愣神之际,手里的照片突地被抽离,傅婠回过神正要去抓,却意外的瞧见这张妖冶的脸,顿时一种蚀骨的恐惧从背脊神经攀升,传输到大脑,本能的傅婠想要转身便逃。
席漠臣看出她眼底的恐惧,心理的苦涩一闪而过,手下意识抓住她的,将她抵在身后的石柱上,嘴角勾起,“宝贝儿,好久不见,让我真是日夜思念不已。”
傅婠试图挣扎出席漠臣的桎梏,但她的手脚都恰大好处的被压制,根本没有动作的可能。
傅婠将心理的恐惧压下,平静的抬起头看着席漠臣,淡淡的说道:“上次杀人不遂,是打算再杀我一次?”
戏谑的茶瞳沉了沉,席漠臣嫣红的唇瓣绷的有些紧,连带看着傅婠的眼神也透着危险的信号。
“怎么,我说的不对吗?”傅婠讥诮的看着他。
席漠臣直勾勾的凝视着她的脸,好一会儿才缓了缓表情松开她,转而觑了眼手上的两张照片,不羁的说道:“没想到宝贝儿这么记仇,上次不过开个玩笑而已。
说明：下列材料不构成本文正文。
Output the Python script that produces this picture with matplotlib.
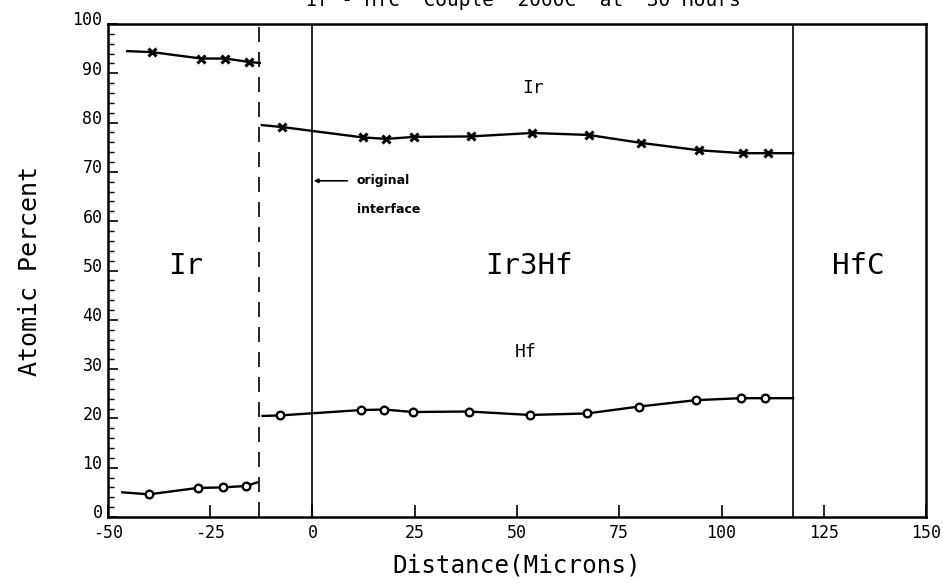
import numpy as np
import matplotlib
matplotlib.use("Agg")
import matplotlib.pyplot as plt
import matplotlib.transforms as mtrans

# --- dados ---
# Ir, lado esquerdo (Ir puro) e região Ir3Hf
ir_esq_x = [-45.3, -39.2, -27.2, -21.3, -15.5, -12.9]
ir_esq_y = [94.5, 94.3, 93.0, 93.0, 92.3, 92.1]
ir_meio_x = [-12.4, -7.4, 12.3, 18.0, 24.9, 38.7, 53.7, 67.5, 80.2, 94.4, 105.2, 111.3, 117.5]
ir_meio_y = [79.5, 79.1, 77.0, 76.7, 77.1, 77.2, 77.9, 77.5, 75.9, 74.4, 73.8, 73.8, 73.8]

# Hf
hf_esq_x = [-46.5, -40.0, -28.0, -22.0, -16.2, -13.6]
hf_esq_y = [5.0, 4.6, 5.9, 6.0, 6.3, 7.0]
hf_meio_x = [-12.2, -8.0, 11.9, 17.6, 24.5, 38.3, 53.1, 67.1, 79.8, 93.7, 104.7, 110.7, 117.5]
hf_meio_y = [20.5, 20.6, 21.7, 21.8, 21.3, 21.4, 20.7, 21.0, 22.4, 23.7, 24.1, 24.1, 24.1]

# fronteiras
x_tracejada = -13
x_interface = 0
x_hfc = 117.5

xticks = [-50, -25, 0, 25, 50, 75, 100, 125, 150]
yticks = list(range(0, 101, 10))

plt.rcParams['font.family'] = ['DejaVu Sans Mono']
plt.rcParams['axes.unicode_minus'] = False

fig = plt.figure(figsize=(9.43, 5.83), dpi=100)
ax = fig.add_axes([0.1145, 0.1132, 0.8675, 0.8456])

ax.set_xlim(-50, 150)
ax.set_ylim(0, 100)

cor = 'black'
# curvas (sem marcador nas pontas)
for xs, ys in [(ir_esq_x, ir_esq_y), (ir_meio_x, ir_meio_y)]:
    ax.plot(xs, ys, color=cor, lw=1.7)
    ax.plot(xs[1:-1], ys[1:-1], ls='none', marker='x', ms=5.5, mew=2.2, color=cor)
for xs, ys in [(hf_esq_x, hf_esq_y), (hf_meio_x, hf_meio_y)]:
    ax.plot(xs, ys, color=cor, lw=1.7)
    ax.plot(xs[1:-1], ys[1:-1], ls='none', marker='o', ms=5.5, mew=1.7,
            mfc='white', mec=cor)

# linhas verticais
ax.axvline(x_tracejada, color=cor, lw=1.2, ls=(0, (9, 6)))
ax.axvline(x_interface, color=cor, lw=1.2)
ax.axvline(x_hfc, color=cor, lw=1.2)

# textos das regiões
fs_reg = 21
ax.text(-31, 51, 'Ir', fontsize=fs_reg, ha='center', va='center')
ax.text(53, 51, 'Ir3Hf', fontsize=fs_reg, ha='center', va='center')
ax.text(133.5, 51, 'HfC', fontsize=fs_reg, ha='center', va='center')
ax.text(54, 87, 'Ir', fontsize=13, ha='center', va='center')
ax.text(52, 33.5, 'Hf', fontsize=13, ha='center', va='center')

# interface original
ax.annotate('', xy=(0.3, 68.2), xytext=(8.5, 68.2),
            arrowprops=dict(arrowstyle='-|>', color=cor, lw=1.2,
                            mutation_scale=6, shrinkA=0, shrinkB=0))
ax.text(10.8, 68.2, 'original', fontsize=9, fontweight='bold', va='center',
        family='DejaVu Sans')
ax.text(10.8, 62.4, 'interface', fontsize=9, fontweight='bold', va='center',
        family='DejaVu Sans')

# eixos
ax.set_xticks(xticks)
ax.set_yticks(yticks)
ax.set_yticks(np.arange(0, 101, 2), minor=True)
ax.tick_params(axis='both', direction='in', labelsize=12, width=1.2)
ax.tick_params(axis='x', length=9, pad=5)
ax.tick_params(axis='y', length=7, pad=4)
ax.tick_params(axis='y', which='minor', direction='in', length=4, width=1.0)
ax.tick_params(top=False, right=False)
for s in ax.spines.values():
    s.set_linewidth(1.8)

# rótulos do eixo y um pouco acima do traço, como no original
desloc = mtrans.ScaledTranslation(0, 4 / 72, fig.dpi_scale_trans)
for lab in ax.get_yticklabels():
    lab.set_transform(lab.get_transform() + desloc)

ax.set_xlabel('Distance(Microns)', fontsize=17.5, labelpad=8)
ax.set_ylabel('Atomic Percent', fontsize=18, labelpad=22)

# título (cortado no topo, como no original)
fig.text(0.555, 1 - 6 / 583, 'Ir - HfC  Couple  2000C  at  30 Hours', fontsize=14,
         ha='center', va='baseline')

fig.savefig('out.png', dpi=100)
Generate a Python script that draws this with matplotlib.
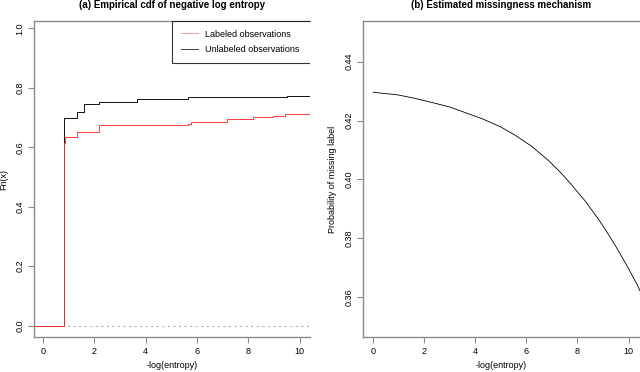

”
玩笑?
傅婠冷嗤,为了他的一个玩笑,她差点丢命,在医院住了半个来月,一个星期都不能下床行走,现在腿上还有冻伤留下的痕迹,以后只要稍稍受凉,就会疼痛不已。
如果这都只是玩笑的话,会不会太可笑了点?在他这种人眼里,随便践踏别人的生命也就是一个玩笑?